For the uninitiated, hip hop debating takes the form of a standard debate with three people on each side and a given statement or topic. But instead of speaking for an allocated time, there is a DJ in the middle who provides some beats, and the performers have to give a rap response to whatever the issue is.

“We developed it in response to MC battles where they are just dissing each other... It's really lame stuff like what you're wearing or how much you weigh or using pre-written rhymes they just pull out, which is obviously not free styling. I was thinking it could be really useful if you introduced the concept of debating,” Zahra said.

They did a debate/performance at the Powershift youth environment conference in Sydney earlier this year with a group of Alstonville High School students called the Eco-Ninjas

“We had all this dancing and singing incorporated into it... We want to keep developing that idea (the hip hop debate) so it becomes something like a competitive sport, but it is also a platform for people to get political without being boring,” Zahra said.

“We did a program at Casino TAFE and did a debate about bullying which they performed at that forum at Wollongbar,” Nadine said. “It works quite well as a tool to get people to talk about stuff, but it's also entertaining.”

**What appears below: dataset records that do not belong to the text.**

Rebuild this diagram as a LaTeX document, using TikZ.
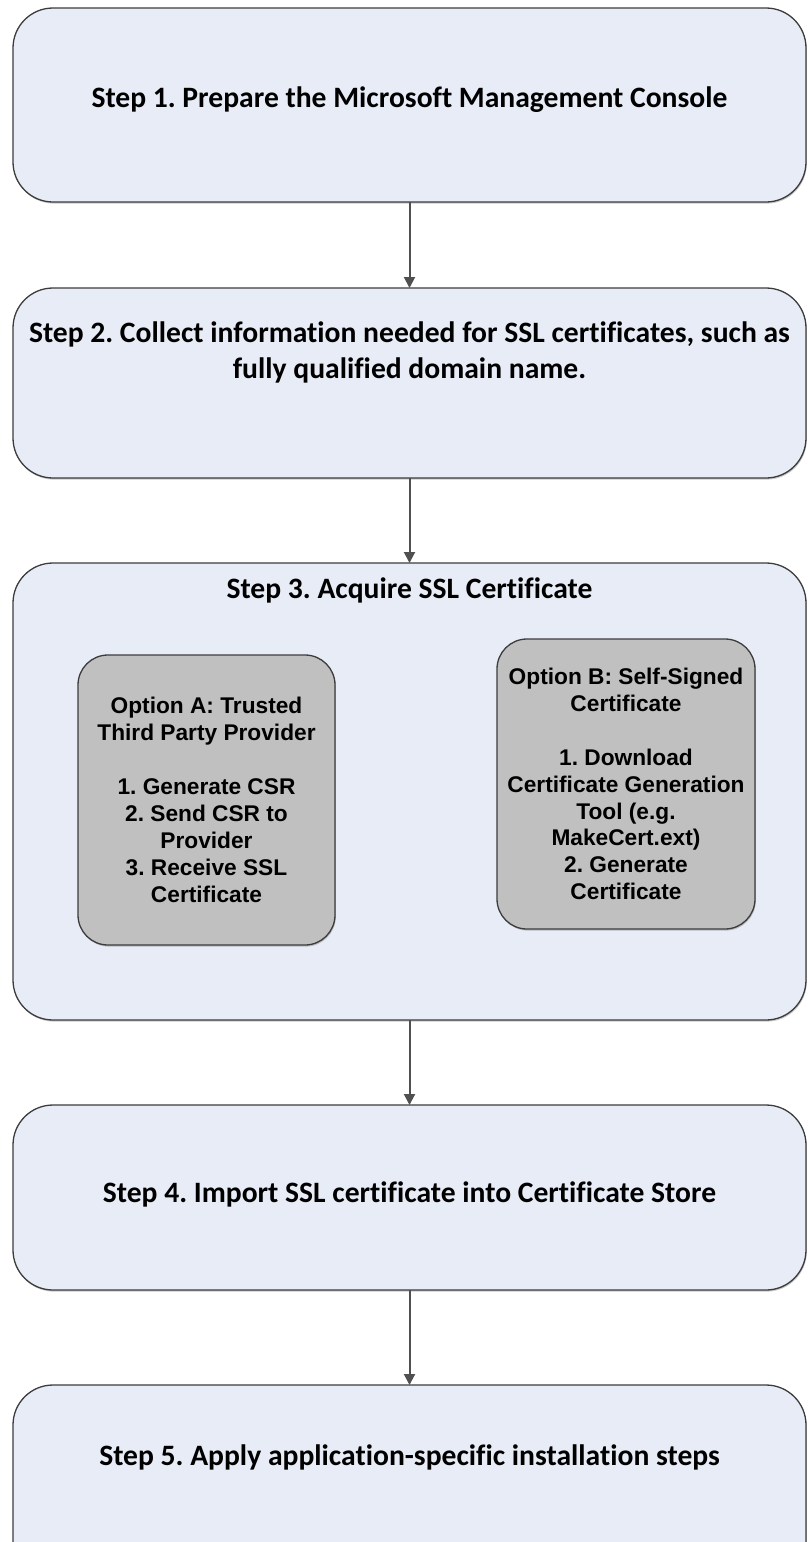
\documentclass[tikz,border=0pt]{standalone}
\usepackage{fontspec}
\setmainfont[Ligatures=CommonOff]{Carlito}
\newfontfamily\arialfont{Liberation Sans}
\frenchspacing
\usetikzlibrary{arrows.meta,shadows}
\definecolor{stepfill}{RGB}{232,236,246}
\definecolor{optfill}{RGB}{192,192,192}
\definecolor{edgecol}{RGB}{60,60,60}
\definecolor{arrowcol}{RGB}{80,80,80}
\begin{document}
\begin{tikzpicture}[x=1pt,y=-1pt,
  stepfont/.style={font=\fontsize{29.6}{36}\selectfont\bfseries},
  softshadow/.style={drop shadow={shadow xshift=0.8pt, shadow yshift=-1.6pt, opacity=0.35, fill=black!60}},
  stepbox/.style={draw=edgecol, line width=1.3pt, fill=stepfill, rounded corners=40pt,
    inner sep=0pt, outer sep=0pt, align=center, stepfont, softshadow},
  optbox/.style={draw=edgecol, line width=1.3pt, fill=optfill, rounded corners=30pt,
    inner sep=0pt, outer sep=0pt, align=center, softshadow,
    font=\arialfont\fontsize{22.7}{26.9}\selectfont\bfseries},
  flow/.style={draw=arrowcol, line width=2pt, -{Triangle[length=11pt,width=11pt]}}
]
\useasboundingbox (0,0) rectangle (807,1542);
\begin{scope}
\clip (0,0) rectangle (807,1542);
\node[stepbox, minimum width=793pt, minimum height=194pt] (s1) at (409.5,105) {};
\node[stepfont] (s1t) at (409.5,100) {Step 1. Prepare the Microsoft Management Console};
\node[stepbox, minimum width=793pt, minimum height=190pt] (s2) at (409.5,383) {};
\node[stepfont, align=center] (s2t) at (409.5,352) {Step 2. Collect information needed for SSL certificates, such as\\fully qualified domain name.};
\node[stepbox, minimum width=793pt, minimum height=457pt] (s3) at (409.5,791.5) {};
\node[stepfont] (s3t) at (409.5,590) {Step 3. Acquire SSL Certificate};
\node[optbox, minimum width=257pt, minimum height=290pt] (oa) at (206.5,800) {Option A: Trusted\\Third Party Provider\\[26.9pt]1. Generate CSR\\2. Send CSR to\\Provider\\3. Receive SSL\\Certificate};
\node[optbox, minimum width=258pt, minimum height=290pt] (ob) at (626,784) {Option B: Self-Signed\\Certificate\\[26.9pt]1. Download\\Certificate Generation\\Tool (e.g.\\MakeCert.ext)\\2. Generate\\Certificate};
\node[stepbox, minimum width=793pt, minimum height=185pt] (s4) at (409.5,1197.5) {};
\node[stepfont] (s4t) at (409.5,1194) {Step 4. Import SSL certificate into Certificate Store};
\node[stepbox, minimum width=793pt, minimum height=210pt, anchor=north] (s5) at (409.5,1385) {};
\node[stepfont] (s5t) at (409.5,1457) {Step 5. Apply application-specific installation steps};
\draw[flow] (s1.south) -- (s2.north);
\draw[flow] (s2.south) -- (s3.north);
\draw[flow] (s3.south) -- (s4.north);
\draw[flow] (s4.south) -- (s5.north);
\end{scope}
\end{tikzpicture}
\end{document}
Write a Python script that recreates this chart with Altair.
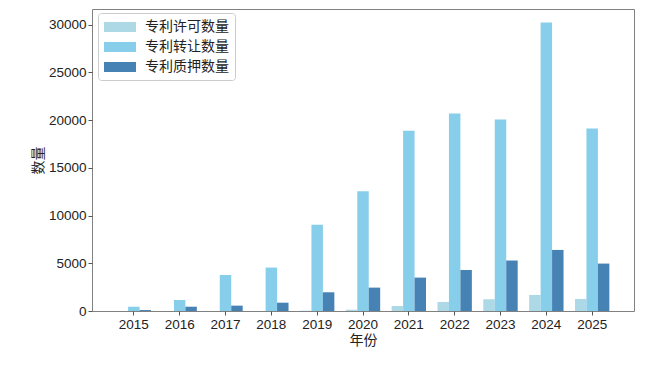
import altair as alt
import pandas as pd

years = [str(y) for y in range(2015, 2026)]
licensing = [0, 0, 0, 0, 30, 120, 520, 940, 1230, 1680, 1260]
transfer = [450, 1150, 3780, 4550, 9040, 12540, 18900, 20700, 20070, 30230, 19120]
pledge = [100, 450, 560, 870, 1960, 2450, 3500, 4300, 5290, 6400, 4970]
series = ["专利许可数量", "专利转让数量", "专利质押数量"]
colors = ["#ADD8E6", "#87CEEB", "#4682B4"]
y_ticks = [0, 5000, 10000, 15000, 20000, 25000, 30000]

rows = []
for i, yr in enumerate(years):
    for s, vals in zip(series, [licensing, transfer, pledge]):
        rows.append({"年份": yr, "类型": s, "数量": vals[i]})
df = pd.DataFrame(rows)

font = "Liberation Sans, Noto Sans CJK SC"

chart = alt.Chart(df).mark_bar().encode(
    x=alt.X("年份:N", sort=years,
            scale=alt.Scale(paddingInner=0.25, paddingOuter=0.5375),
            axis=alt.Axis(title="年份", labelAngle=0, domain=False, tickSize=4,
                          labelPadding=2, titlePadding=3)),
    xOffset=alt.XOffset("类型:N", sort=series,
                        scale=alt.Scale(paddingInner=0, paddingOuter=0)),
    y=alt.Y("数量:Q", scale=alt.Scale(domain=[0, 31650], nice=False),
            axis=alt.Axis(title="数量", values=y_ticks, format="d", grid=False,
                          domain=False, tickSize=4, labelPadding=2, titlePadding=3)),
    color=alt.Color("类型:N", sort=series,
                    scale=alt.Scale(domain=series, range=colors),
                    legend=alt.Legend(title=None, orient="none", legendX=6, legendY=4,
                                      padding=6, strokeColor="#cccccc", cornerRadius=3,
                                      fillColor="white",
                                      symbolType="M-1,-0.625H3V0.625H-1Z",
                                      symbolSize=256, symbolStrokeWidth=0,
                                      symbolOpacity=1,
                                      labelFontSize=14, labelOffset=25,
                                      rowPadding=5, labelFont=font,
                                      labelColor="#222222")),
).properties(
    width=542, height=302,
    padding={"left": 84, "top": 1, "right": 23, "bottom": 49},
    autosize="none",
).configure_view(
    stroke="#808080", strokeWidth=1
).configure_axis(
    labelFont=font, titleFont=font, labelFontSize=13.5, titleFontSize=14,
    titleFontWeight="normal", labelColor="#222222", titleColor="#222222",
    tickColor="#555555"
)

chart.save("out.html", embed_options={"renderer": "svg", "actions": False})
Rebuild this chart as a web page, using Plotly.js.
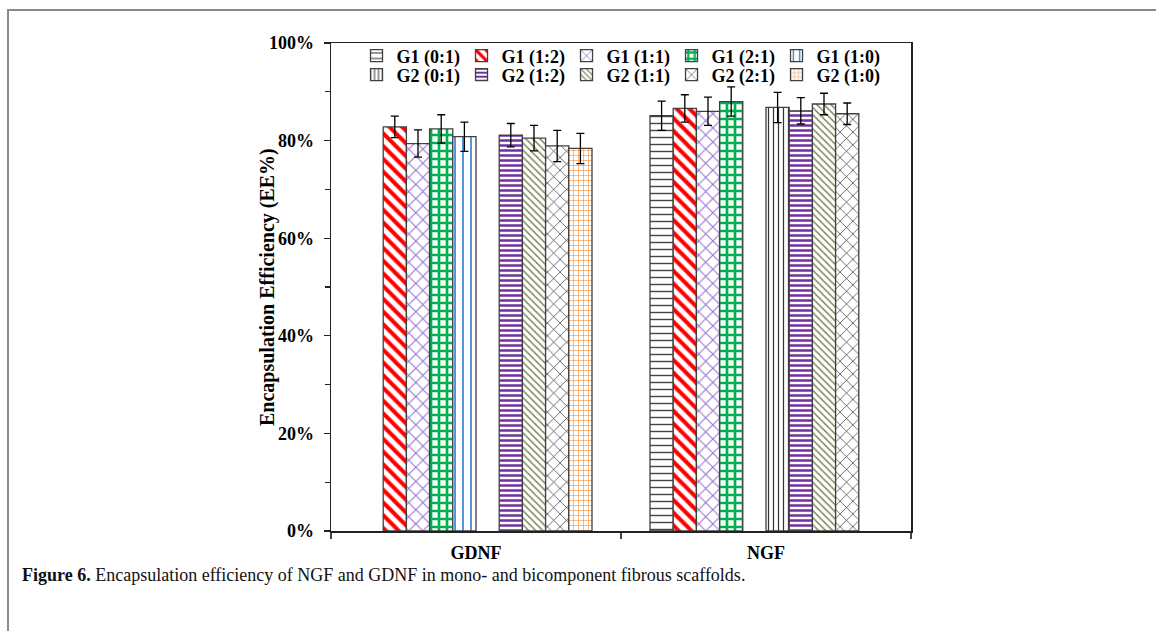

“And you teach other skills like teamwork... and they have to research facts, so there's all these reasons why it works and we're trying to get it to a point where we can work it into the school curriculum….We also want to put it online so you can go to a website and record something and post it and the other team replies and then it goes for a certain amount of time and people vote... You could have school against school, then state against state,” Zahra said, getting excited.

“One of the kids in the Alstonville project said how it had changed their lives, just having a place where they could be themselves and express themselves,” Nadine said. “To hear things like that you realise how powerful it is.”